Let:
- $p_1, p_2$ be primes
- $x > 0$ be an integer where $p_1 \nmid x$ and $p_2 \nmid x$
I am interested in understanding the conditions where:
- $x – p_1 \equiv 0 \pmod {p_2}$
- $x – p_2 \equiv 0 \pmod {p_1}$
It seems to me that this is only true when:
$$x – p_1 – p_2 \equiv 0 \pmod {p_1p_2}$$
I find this interesting because I can apply this to arguments about primes.
Here are some very simple examples:
Since $5\times 3 \nmid 56 – 5 – 3 = 48$, either $(56 – 5)$ or $(56 – 3)$ must be prime.
Since $7\times 3 \nmid 110 – 7 – 3 = 100$, either $(110-3)$ or $(100-7)$ must be prime [in this case, both are]

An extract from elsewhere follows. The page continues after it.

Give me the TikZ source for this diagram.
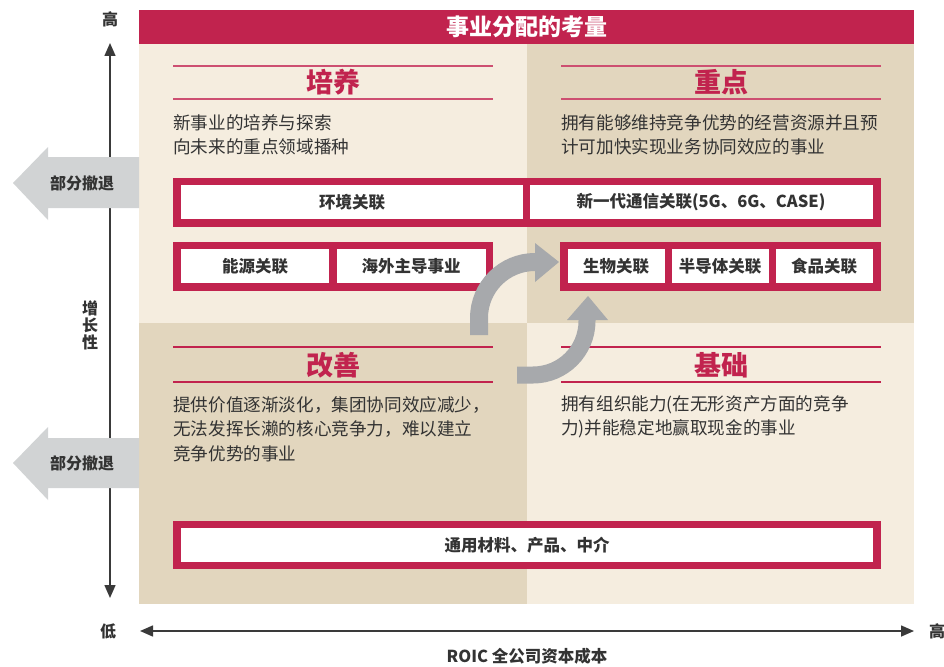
\documentclass[tikz,border=0pt]{standalone}
\usepackage{fontspec}
\setmainfont{Noto Sans CJK SC}
\usetikzlibrary{arrows.meta}
\definecolor{nred}{HTML}{C1234E}
\definecolor{lightbg}{HTML}{F5EDDF}
\definecolor{darkbg}{HTML}{E2D6BE}
\definecolor{retreat}{HTML}{D1D3D4}
\definecolor{cycgrey}{HTML}{A7A9AC}
\definecolor{txt}{HTML}{333333}
\definecolor{axis}{HTML}{3A3A3A}
\tikzset{
  qtitle/.style={text=nred,font=\fontsize{27}{30}\selectfont\bfseries,inner sep=0},
  body/.style={text=txt,font=\fontsize{17.6}{24.5}\selectfont,align=left,anchor=west,inner sep=0},
  boxtext/.style={text=txt,font=\fontsize{16.5}{20}\selectfont\bfseries,inner sep=0},
  axlabel/.style={text=txt,font=\fontsize{16}{17}\selectfont\bfseries,inner sep=0,align=center},
  rule/.style={draw=nred!80,line width=1.3pt},
  frame/.style={fill=nred,draw=none},
  wbox/.style={fill=white,draw=none},
}
\begin{document}
\begin{tikzpicture}[x=1pt,y=-1pt]
\useasboundingbox (0,0) rectangle (944,666);
% quadrants
\fill[lightbg] (139,44) rectangle (527,323);
\fill[darkbg] (527,44) rectangle (914,323);
\fill[darkbg] (139,323) rectangle (527,604);
\fill[lightbg] (527,323) rectangle (914,604);
% title bar
\fill[nred] (139,10) rectangle (914,44);
\node[text=white,font=\fontsize{23}{25}\selectfont\bfseries,inner sep=0] (title) at (527,27) {事业分配的考量};

% axes
\coordinate (vtop) at (110,43);
\coordinate (vbot) at (110,598);
\draw[axis,line width=1.5pt,{Triangle[length=13pt,width=11pt]}-{Triangle[length=13pt,width=11pt]}] (vtop) -- (vbot);
\coordinate (hl) at (140,631);
\coordinate (hr) at (914,631);
\draw[axis,line width=1.5pt,{Triangle[length=13pt,width=11pt]}-{Triangle[length=13pt,width=11pt]}] (hl) -- (hr);
\node[axlabel] (hiY) at (110,19) {高};
\node[axlabel] (loX) at (108,631) {低};
\node[axlabel,anchor=west] (hiX) at (929,631) {高};
\node[axlabel] (growth) at (90,325) {增\\长\\性};
\node[text=txt,font=\fontsize{16.5}{18}\selectfont\bfseries,inner sep=0] (roic) at (527,656) {ROIC 全公司资本成本};

% retreat arrows
\fill[retreat] (139,157) -- (48,157) -- (48,147) -- (13,183) -- (48,220) -- (48,208) -- (139,208) -- cycle;
\node[axlabel] (ret1) at (82,183) {部分撤退};
\fill[retreat] (139,438) -- (48,438) -- (48,427) -- (13,463) -- (48,500) -- (48,488) -- (139,488) -- cycle;
\node[axlabel] (ret2) at (82,463) {部分撤退};

% quadrant titles
\draw[rule] (173,66) -- (493,66);
\draw[rule] (173,99) -- (493,99);
\node[qtitle] (q1) at (333,82) {培养};
\node[body] (q1t) at (173,135) {新事业的培养与探索\\向未来的重点领域播种};

\draw[rule] (561,66) -- (881,66);
\draw[rule] (561,99) -- (881,99);
\node[qtitle] (q2) at (721,82) {重点};
\node[body] (q2t) at (561,135) {拥有能够维持竞争优势的经营资源并且预\\计可加快实现业务协同效应的事业};

\draw[rule,draw=nred] (173,347) -- (493,347);
\draw[rule,draw=nred] (173,382) -- (493,382);
\node[qtitle] (q3) at (333,365) {改善};
\node[body] (q3t) at (173,429) {提供价值逐渐淡化，集团协同效应减少，\\无法发挥长濑的核心竞争力，难以建立\\竞争优势的事业};

\draw[rule,draw=nred] (561,347) -- (881,347);
\draw[rule,draw=nred] (561,382) -- (881,382);
\node[qtitle] (q4) at (721,365) {基础};
\node[body] (q4t) at (561,417) {拥有组织能力(在无形资产方面的竞争\\力)并能稳定地赢取现金的事业};

% box row 1
\fill[frame] (173,178) rectangle (881,227);
\fill[wbox] (181,185) rectangle (523,219);
\fill[wbox] (530,185) rectangle (873,219);
\node[boxtext] (env) at (352,202) {环境关联};
\node[boxtext] (comm) at (701,202) {新一代通信关联(5G、6G、CASE)};

% box row 2 left
\fill[frame] (173,242) rectangle (493,291);
\fill[wbox] (181,249) rectangle (329,283);
\fill[wbox] (337,249) rectangle (486,283);
\node[boxtext] (energy) at (255,266) {能源关联};
\node[boxtext] (overseas) at (411,266) {海外主导事业};

% box row 2 right
\fill[frame] (560,242) rectangle (881,291);
\fill[wbox] (568,249) rectangle (665,283);
\fill[wbox] (672,249) rectangle (769,283);
\fill[wbox] (776,249) rectangle (873,283);
\node[boxtext] (bio) at (616,266) {生物关联};
\node[boxtext] (semi) at (720,266) {半导体关联};
\node[boxtext] (food) at (824,266) {食品关联};

% bottom box
\fill[frame] (173,521) rectangle (881,569);
\fill[wbox] (181,528) rectangle (873,562);
\node[boxtext] (gen) at (527,545) {通用材料、产品、中介};

% cycle arrows
\draw[cycgrey,line width=18pt] (479,335) -- (479,318) arc[start angle=180,end angle=270,radius=56] -- (537,262);
\fill[cycgrey] (535,243) -- (559,262) -- (535,282) -- cycle;
\draw[cycgrey,line width=17pt] (517,375) -- (533,375) arc[start angle=90,end angle=0,radius=54] -- (587,318);
\fill[cycgrey] (567,320) -- (588,296) -- (608,320) -- cycle;
\end{tikzpicture}
\end{document}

I suspect that either my reasoning is wrong or this property is well known.
When I read the article on modular arithmetic in Wikipedia, I am not seeing anything related to this property.

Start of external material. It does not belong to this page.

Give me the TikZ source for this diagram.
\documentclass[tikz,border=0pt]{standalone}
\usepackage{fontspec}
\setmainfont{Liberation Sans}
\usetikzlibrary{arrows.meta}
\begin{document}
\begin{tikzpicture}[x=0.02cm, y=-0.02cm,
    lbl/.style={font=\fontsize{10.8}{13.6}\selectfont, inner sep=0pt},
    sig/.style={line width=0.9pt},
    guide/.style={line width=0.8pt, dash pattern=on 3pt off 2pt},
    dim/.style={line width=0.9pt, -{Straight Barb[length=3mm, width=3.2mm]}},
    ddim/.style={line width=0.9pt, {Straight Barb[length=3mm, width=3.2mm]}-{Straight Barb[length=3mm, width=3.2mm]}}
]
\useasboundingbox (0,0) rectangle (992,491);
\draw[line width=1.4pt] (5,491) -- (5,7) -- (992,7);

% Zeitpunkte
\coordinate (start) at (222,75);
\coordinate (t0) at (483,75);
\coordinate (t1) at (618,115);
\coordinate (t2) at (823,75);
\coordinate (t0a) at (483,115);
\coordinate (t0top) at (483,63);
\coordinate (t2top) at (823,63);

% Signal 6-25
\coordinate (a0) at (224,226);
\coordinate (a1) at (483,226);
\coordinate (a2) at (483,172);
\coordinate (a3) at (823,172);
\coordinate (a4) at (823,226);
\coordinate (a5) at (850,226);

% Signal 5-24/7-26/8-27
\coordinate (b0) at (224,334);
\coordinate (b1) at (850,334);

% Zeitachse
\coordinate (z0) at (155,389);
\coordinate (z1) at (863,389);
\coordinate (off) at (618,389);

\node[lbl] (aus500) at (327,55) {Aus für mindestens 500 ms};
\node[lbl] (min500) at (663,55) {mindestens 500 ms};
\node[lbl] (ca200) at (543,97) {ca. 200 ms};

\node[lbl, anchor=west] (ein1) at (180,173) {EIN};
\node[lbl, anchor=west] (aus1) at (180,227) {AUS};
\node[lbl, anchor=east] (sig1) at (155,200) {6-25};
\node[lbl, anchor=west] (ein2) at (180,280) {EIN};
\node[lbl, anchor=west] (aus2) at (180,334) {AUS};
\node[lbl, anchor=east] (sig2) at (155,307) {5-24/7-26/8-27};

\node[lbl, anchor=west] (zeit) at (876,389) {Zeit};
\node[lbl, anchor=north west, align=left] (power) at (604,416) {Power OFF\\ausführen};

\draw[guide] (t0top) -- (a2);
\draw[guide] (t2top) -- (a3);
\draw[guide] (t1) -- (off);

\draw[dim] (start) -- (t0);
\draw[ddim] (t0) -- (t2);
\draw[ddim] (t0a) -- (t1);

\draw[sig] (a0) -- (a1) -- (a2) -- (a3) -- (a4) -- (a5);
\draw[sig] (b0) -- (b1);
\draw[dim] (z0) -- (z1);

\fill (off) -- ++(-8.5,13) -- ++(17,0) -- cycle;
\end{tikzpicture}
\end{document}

Most likely, this property can easily be derived from one of the properties mentioned there. If someone could explain the related property, that will help me know where to look to learn more. 🙂
Best Answer
Assuming $p_1$ and $p_2$ are distinct primes, you have a system of two linear congruences with coprime moduli. There exist integers $a$ and $b$ such that $ap_1+bp_2=1$.
The Chinese remainder theorem gives a constructive formula for a solution $x$, (unique modulo $p_1p_2$), as $x=ap_1^2+bp_2^2$. This can be rewritten as $$ x=p_1(1-bp_2)+p_2(1-ap_1) $$ from which it follows that $x\equiv p_1+p_2\pmod{p_1p_2}$.
Conversely, if $x\equiv p_1+p_2\pmod{p_1p_2}$, it is immediate that $x\equiv p_1\pmod{p_2}$, and $x\equiv p_2\pmod{p_1}$.